Много всего есть и еще больше всего не существует
В действительности же подобное зияние, до всякого представления о смерти, заключено в материальности «Я есть» как неадекватности существования. И не столь важно, свяжем ли мы зияние бытия с небытием посредством «Ничто» спекулятивного мистицизма или с помощью «Танатоса» психоанализа — необходимую для нашего существования трещину это никак не ушьет.
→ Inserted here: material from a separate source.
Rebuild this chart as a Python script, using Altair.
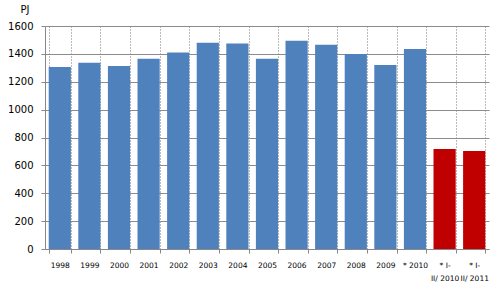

Она останется темным и теплым местом, манящим укрыться, но из удушающих лап которого хочется во что бы то ни стало вырваться. «Я тебя люблю… Я тебя тоже нет». Отсюда смертельная тоска, всегда обитающая где-то рядом с субъектом, включая моменты, когда он сам об этом не подозревает. Платон узрел в ней намек на вечность, движущую время и его истины, а с другого конца истории ту же мысль спел Леонард Коэн: «Во всем есть трещина, ведь только через неё может проникнуть свет»[3]. Сколь бы ни были значимы фаллические символы в истории культур и в аутопсии субъекта, напряжение его означающего воздвигнуто зиянием абсолютной раны, родовых путей, геотравмы, негативности, агрессивности, зла. Светоносный храм Аполлона в Дельфах основан на темной расщелине, источающей дурман. Тоска Платона. Жестокость де Сада. Трагический пафос Ницше. Влечение смерти.
Пустота шелушится безымянными сущностями.